Five initial Squarespace impressions

Published October 5, 2010

I’ve been getting more and more dissatisfied with Wordpress, and although I still maintain it is an excellent place to set up your first blog and start getting published, it’s limitations were beginning to get to me.

In point of fact, all I wanted to do was to change the font on my template. Typekit fonts are a bit ahead of their time, whilst the Custom CSS function was not really accessible on the template I was using.

For as long as I can remember, Leo has been telling me about Squarespace, offering up a coupon code to get a good deal. He bigs it up like it is the be-all and end-all of blogging software, and up until now, I disagreed.

About a year ago, I took advantage of the no-credit-card-required free trial (what an excellent idea, by the way?) and was instantly scared off by what I saw. Instead of heading directly into an admin page, you are confronted with your blog and how it looks, with options scattered all around the page for customisation.

This was not for me.

Except, now I have given it longer than an hour, I want to take back my initial sceptism. It’s still nowhere near perfect, and it’s taking me forever and a day to find things, but here are my first five impressions after using Squarespace for a long weekend.

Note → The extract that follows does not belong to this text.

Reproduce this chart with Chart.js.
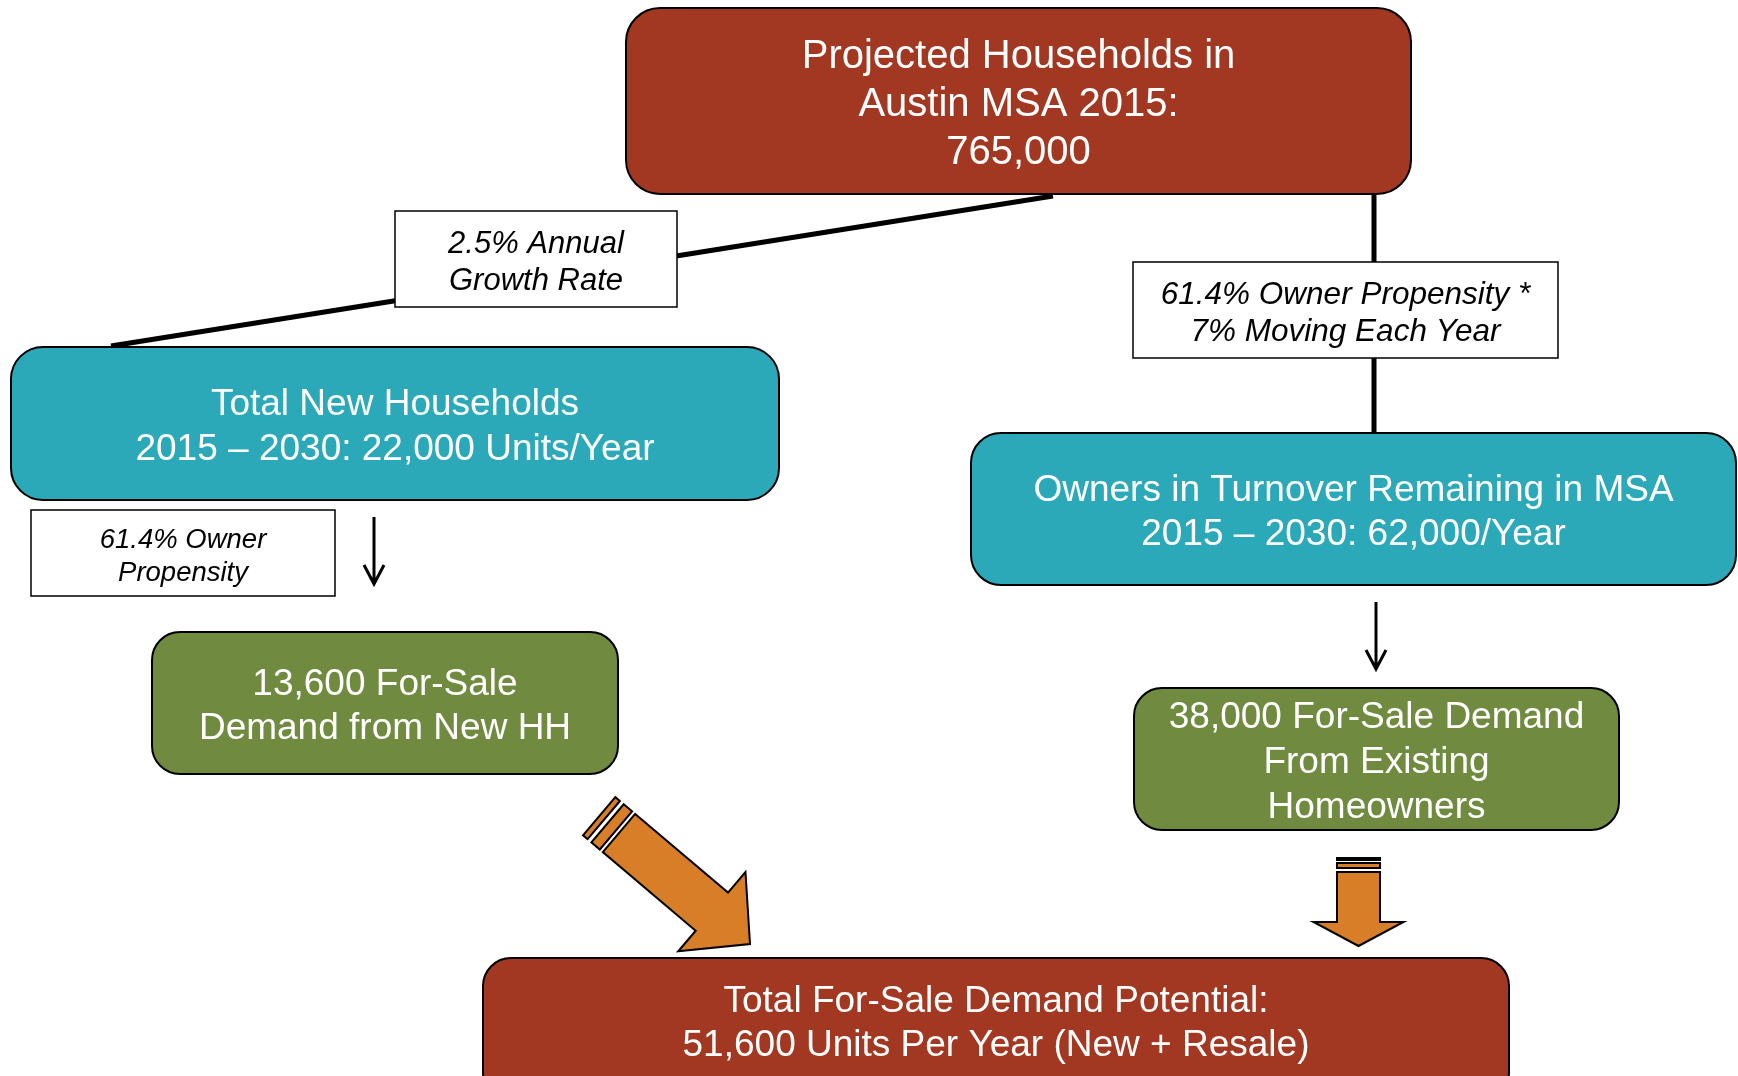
<!DOCTYPE html>
<html>
<head>
<meta charset="utf-8">
<script src="https://cdn.jsdelivr.net/npm/chart.js@4/dist/chart.umd.min.js"></script>
<style>
  html, body { margin: 0; padding: 0; background: #fff; }
  #flow { display: block; }
</style>
</head>
<body>
<canvas id="flow" width="1738" height="1076"></canvas>
<script>
// figures shown in the flow
const households2015 = 765000
const newHouseholdsPerYear = 22000
const newOwnerDemand = 13600
const turnoverOwnersPerYear = 62000
const existingOwnerDemand = 38000
const totalDemand = 51600
const growthRate = 2.5
const ownerPropensity = 61.4
const movingShare = 7
const periodStart = 2015
const periodEnd = 2030

const fmt = n => n.toLocaleString("en-US")

// box texts, one entry per line
const boxLines = [
  ["Projected Households in", "Austin MSA " + periodStart + ":", fmt(households2015)],
  ["Total New Households", periodStart + " \u2013 " + periodEnd + ": " + fmt(newHouseholdsPerYear) + " Units/Year"],
  ["Owners in Turnover Remaining in MSA", periodStart + " \u2013 " + periodEnd + ": " + fmt(turnoverOwnersPerYear) + "/Year"],
  [fmt(newOwnerDemand) + " For-Sale", "Demand from New HH"],
  [fmt(existingOwnerDemand) + " For-Sale Demand", "From Existing", "Homeowners"],
  ["Total For-Sale Demand Potential:", fmt(totalDemand) + " Units Per Year (New + Resale)"],
]
const noteLines = [
  [growthRate + "% Annual", "Growth Rate"],
  [ownerPropensity + "% Owner Propensity *", movingShare + "% Moving Each Year"],
  [ownerPropensity + "% Owner", "Propensity"],
]

const BRICK = "#a23822"
const TEAL = "#2ca9b9"
const OLIVE = "#708b3f"
const ORANGE = "#d87e29"

// layout, in page units (the hidden scales run 0..1738 and 0..1076)
const boxLayout = [
  { x0: 626, y0: 8, x1: 1411, y1: 194, r: 34, fill: BRICK, size: 40, lh: 48 },
  { x0: 11, y0: 347, x1: 779, y1: 500, r: 32, fill: TEAL, size: 37, lh: 45 },
  { x0: 971, y0: 433, x1: 1736, y1: 585, r: 30, fill: TEAL, size: 37, lh: 44 },
  { x0: 152, y0: 632, x1: 618, y1: 774, r: 28, fill: OLIVE, size: 37, lh: 44 },
  { x0: 1134, y0: 688, x1: 1619, y1: 830, r: 28, fill: OLIVE, size: 37, lh: 45 },
  { x0: 483, y0: 958, x1: 1509, y1: 1100, r: 28, fill: BRICK, size: 37, lh: 44, cy: 1020 },
]
const noteLayout = [
  { x0: 395, y0: 211, x1: 677, y1: 307, size: 31, lh: 37 },
  { x0: 1133, y0: 262, x1: 1558, y1: 358, size: 31.5, lh: 37 },
  { x0: 31, y0: 510, x1: 335, y1: 596, size: 27.5, lh: 33 },
]
const thinArrows = [
  { x: 374, y0: 517, y1: 584 },
  { x: 1376, y0: 602, y1: 669 },
]
const blockArrows = [
  { tail: [619, 833], tip: [750, 944], shaftW: 50, headW: 104, headL: 50, stripes: [[-15, -4], [-26, -20]] },
  { tail: [1358.5, 872], tip: [1358.5, 946], shaftW: 43, headW: 90, headL: 24, stripes: [[-9, -4], [-14, -12]] },
]

const connectors = [
  [{ x: 1053, y: 196 }, { x: 111, y: 346 }],
  [{ x: 1374, y: 194 }, { x: 1374, y: 433 }],
]

const flowPlugin = {
  id: "flow",
  afterDatasetsDraw(chart) {
    const { ctx, scales } = chart
    const px = v => scales.x.getPixelForValue(v)
    const py = v => scales.y.getPixelForValue(v)
    ctx.save()

    const drawText = (lines, cx, cy, size, lh, color, italic) => {
      ctx.fillStyle = color
      ctx.font = (italic ? "italic " : "") + size + "px 'Liberation Sans', Arial, sans-serif"
      ctx.textAlign = "center"
      ctx.textBaseline = "middle"
      const top = cy - (lines.length - 1) * lh / 2
      lines.forEach((t, i) => ctx.fillText(t, px(cx), py(top + i * lh) + 4))
    }

    boxLayout.forEach((b, i) => {
      const x = px(b.x0), y = py(b.y0)
      const w = px(b.x1) - x, h = py(b.y1) - y
      ctx.beginPath()
      ctx.roundRect(x, y, w, h, b.r)
      ctx.fillStyle = b.fill
      ctx.fill()
      ctx.lineWidth = 2
      ctx.strokeStyle = "#000"
      ctx.stroke()
      drawText(boxLines[i], (b.x0 + b.x1) / 2, b.cy || (b.y0 + b.y1) / 2, b.size, b.lh, "#fff", false)
    })

    noteLayout.forEach((b, i) => {
      const x = px(b.x0), y = py(b.y0)
      ctx.fillStyle = "#fff"
      ctx.fillRect(x, y, px(b.x1) - x, py(b.y1) - y)
      ctx.lineWidth = 1.5
      ctx.strokeStyle = "#000"
      ctx.strokeRect(x, y, px(b.x1) - x, py(b.y1) - y)
      drawText(noteLines[i], (b.x0 + b.x1) / 2, (b.y0 + b.y1) / 2, b.size, b.lh, "#000", true)
    })

    thinArrows.forEach(a => {
      ctx.strokeStyle = "#000"
      ctx.lineWidth = 3
      ctx.lineJoin = "miter"
      ctx.beginPath()
      ctx.moveTo(px(a.x), py(a.y0))
      ctx.lineTo(px(a.x), py(a.y1) - 2)
      ctx.moveTo(px(a.x - 10), py(a.y1 - 19))
      ctx.lineTo(px(a.x), py(a.y1))
      ctx.lineTo(px(a.x + 10), py(a.y1 - 19))
      ctx.stroke()
    })

    blockArrows.forEach(a => {
      const dx = a.tip[0] - a.tail[0], dy = a.tip[1] - a.tail[1]
      const len = Math.hypot(dx, dy)
      const ux = dx / len, uy = dy / len
      const nx = -uy, ny = ux
      const pt = (s, t) => [px(a.tail[0] + ux * s + nx * t), py(a.tail[1] + uy * s + ny * t)]
      const poly = pts => {
        ctx.beginPath()
        pts.forEach((p, k) => (k ? ctx.lineTo(p[0], p[1]) : ctx.moveTo(p[0], p[1])))
        ctx.closePath()
        ctx.fillStyle = ORANGE
        ctx.fill()
        ctx.lineWidth = 2
        ctx.strokeStyle = "#000"
        ctx.lineJoin = "miter"
        ctx.stroke()
      }
      const sw = a.shaftW / 2, hw = a.headW / 2, base = len - a.headL
      poly([pt(0, -sw), pt(base, -sw), pt(base, -hw), pt(len, 0), pt(base, hw), pt(base, sw), pt(0, sw)])
      a.stripes.forEach(([s0, s1]) => poly([pt(s0, -sw), pt(s1, -sw), pt(s1, sw), pt(s0, sw)]))
    })

    ctx.restore()
  },
}

new Chart(document.getElementById("flow"), {
  type: "scatter",
  data: {
    datasets: connectors.map(points => ({
      data: points,
      showLine: true,
      borderColor: "#000",
      borderWidth: 5,
      pointRadius: 0,
    })),
  },
  options: {
    responsive: false,
    animation: false,
    layout: { padding: 0 },
    scales: {
      x: { type: "linear", min: 0, max: 1738, display: false },
      y: { type: "linear", min: 0, max: 1076, reverse: true, display: false },
    },
    plugins: {
      legend: { display: false },
      tooltip: { enabled: false },
    },
  },
  plugins: [flowPlugin],
})
</script>
</body>
</html>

1. It’s a completely different way of blogging.

As mentioned, you are presented with your blog and you make changes whilst looking directly at it. This is the exact opposite of something like Wordpress, where you fiddle around in the admin pages and then preview what you’ve done before going live. When you want to create a new post, you have to click the button above your existing entries. It just feels unnatural.

That being said, it brings down a window for your blog entry that is just like Wordpress and easy to understand.

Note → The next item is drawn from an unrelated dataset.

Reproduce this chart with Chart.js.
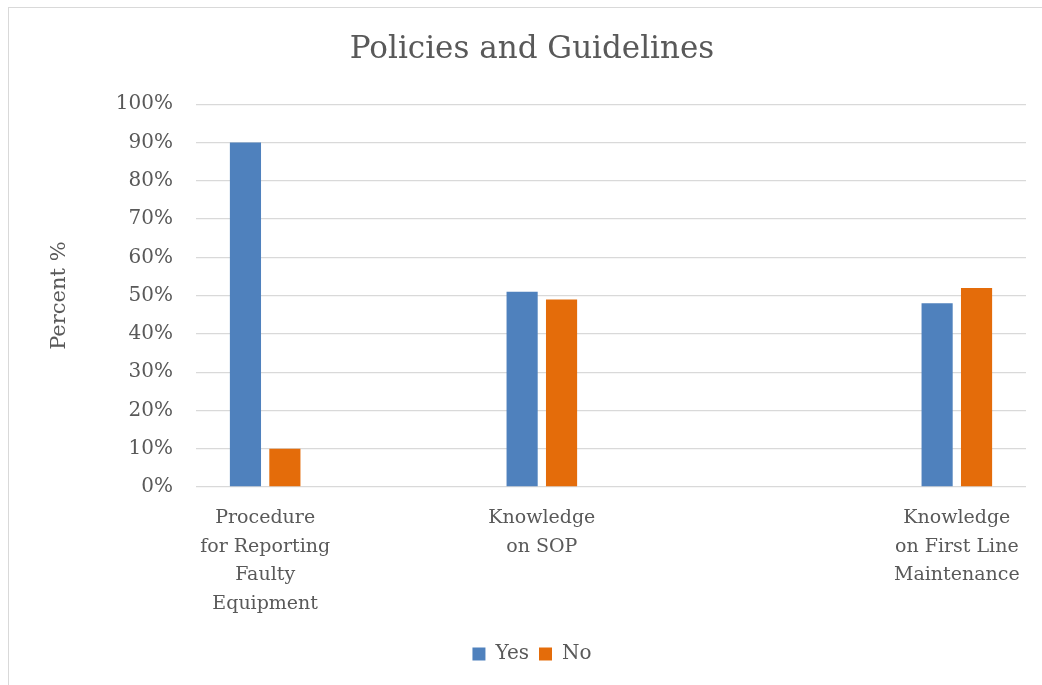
<!DOCTYPE html>
<html>
<head>
<meta charset="utf-8">
<script src="https://cdn.jsdelivr.net/npm/chart.js@4.4.1/dist/chart.umd.min.js"></script>
<style>
  html, body { margin: 0; padding: 0; background: #ffffff; overflow: hidden; }
  #frame { position: absolute; left: 8px; top: 7px; width: 1200px; height: 1000px; border: 1px solid #d9d9d9; box-sizing: border-box; }
  #wrap { position: absolute; left: 0; top: 0; width: 1042px; height: 685px; }
</style>
</head>
<body>
<div id="frame"></div>
<div id="wrap"><canvas id="c" width="1042" height="685"></canvas></div>
<script>
const chartTitle = "Policies and Guidelines";
const yAxisTitle = "Percent %";
const categories = [
  ["Procedure", "for Reporting", "Faulty", "Equipment"],
  "",
  ["Knowledge", "on SOP"],
  "",
  "",
  ["Knowledge", "on First Line", "Maintenance"]
];
const seriesNames = ["Yes", "No"];
const yesValues = [90, null, 51, null, null, 48];
const noValues = [10, null, 49, null, null, 52];
const yTicks = [0, 10, 20, 30, 40, 50, 60, 70, 80, 90, 100];

const FONT = "'DejaVu Serif', 'Liberation Serif', serif";
const TEXT = "#595959";

new Chart(document.getElementById('c'), {
  type: 'bar',
  data: {
    labels: categories,
    datasets: [
      { label: seriesNames[0], data: yesValues, backgroundColor: '#4f81bd', borderWidth: 0 },
      { label: seriesNames[1], data: noValues, backgroundColor: '#e46c0a', borderWidth: 0 }
    ]
  },
  options: {
    responsive: false,
    animation: false,
    devicePixelRatio: 1,
    layout: { padding: { left: 38, right: 16, top: 0, bottom: 11 } },
    categoryPercentage: 0.57,
    barPercentage: 0.79,
    plugins: {
      title: {
        display: true,
        text: chartTitle,
        color: TEXT,
        font: { family: FONT, size: 31, weight: 'normal' },
        padding: { top: 31, bottom: 36 }
      },
      legend: {
        position: 'bottom',
        labels: {
          color: TEXT,
          font: { family: FONT, size: 20 },
          boxWidth: 13,
          boxHeight: 13,
          padding: 10
        }
      },
      tooltip: { enabled: false }
    },
    scales: {
      x: {
        offset: true,
        grid: { display: false, drawTicks: false },
        border: { display: false },
        ticks: {
          color: TEXT,
          font: { family: FONT, size: 19, lineHeight: 1.5 },
          padding: 17,
          maxRotation: 0,
          autoSkip: false
        },
        afterFit: s => { s.height = 147; }
      },
      y: {
        min: 0,
        max: 100,
        afterBuildTicks: s => { s.ticks = yTicks.map(v => ({ value: v })); },
        grid: { color: '#d9d9d9', lineWidth: 1.3, drawTicks: false },
        border: { display: false },
        ticks: {
          color: TEXT,
          font: { family: FONT, size: 20 },
          padding: 23,
          callback: v => v + '%'
        },
        title: {
          display: true,
          text: yAxisTitle,
          color: TEXT,
          font: { family: FONT, size: 21 },
          padding: { top: 9, bottom: 0 }
        },
        afterFit: s => { s.width = 158; }
      }
    }
  }
});
</script>
</body>
</html>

The four options take a bit of getting used to - Content Editing, Structure Editing, Style Editing and an eyeball to represent the live site. Once you start playing around with them, though, it does start to make sense, and you gradually get to know where things are hidden.

2. There are far more options than you can imagine, but the menus are a mess.

That leads me on nicely to this second point. You have a lot more control over your template and the structure of your site than you do on a Wordpress hosted blog. You can adjust widths, image headers, colours, favicons, link hover actions, widgets, and far too much else to be listed here. I am still finding it tricky to navigate, having to visit several sections because they all look the same, or because I can’t remember where one of the options was.

For instance, I knew it had to be possible to get a widget of recent comments. So I had to create a new sidebar section, add a widget, and I searched and searched for it, but I couldn’t find it. Eventually, I discovered the option to “Track Website Changes” and with that, you can configure it to track any number of things, including new posts, new links, new gallery photos, all you could hope for. It wasn’t obvious where it was, but when I delved into it, there were so many options, it was worthwhile.

I’m finding that a lot. Plus, I managed to change the font on my theme, and that’s all I was after.

3. Proper embed codes.

It’s a bit of a pain, because when I switched to Wordpress, I went through my blog and changed all video embeds to the special shortcodes. Something along the lines of [youtube link goes here]. Squarespace can cope with actual embeds, which is a) excellent and b) a pain because I’m having to go through my entire blog again.

4. Templates are a bit of a rabbit warren to begin with.

This is another completely different setup to what I am used to, and it took me a long time to get my head round it. Firstly, you pick the general template that you want to use. It’s really a jumping off point, and there are about ten options to choose from. Then, from there, you can choose a version of that theme that appeals to you more. This is more to do with colours and images, design and detail.

Once you have done all that, you can then choose to make a copy of that theme and tweak it to your heart’s content. You can choose whether it has headers, where the top links are, whether you have one or two sidebars, and all the widths, colours and fonts that you so desire.

You can end up tweaking for hours, there are so many options.

5. The help manual is excellent.

When all else fails, I have found the help manual to be really, well, helpful. They seem to have almost every question I’ve ever had to ask, bar the Recent Comments issue. The manual is presented with a great search function, so that’s your first option, and if not, you can narrow down the manual by category depending on what you’re looking for.

I haven’t had to resort to help tickets or anything, but Leo and friends have always said they are quick to respond and very helpful.

Considering that I upgraded Wordpress to have extra functionality, including the custom domain name, to get rid of adverts, and other bits and pieces, the price is almost like-for-like.

The only problem I have had is that the plan I have chosen limits you to ten static pages, and I had just started to experiment with nested pages for my Life List. I am still pondering a way round this, but I think it is a small sacrifice to make.

So far, I have revised my opinion from: Squarespace, stay away from it, it’s terrible to Squarespace, it looks scary to start with but if you have the patience to stick with it, you’ll probably find some very cool features that will make you happy. I’m hoping my opinion will continue to improve as I continue to bring my blog back to life.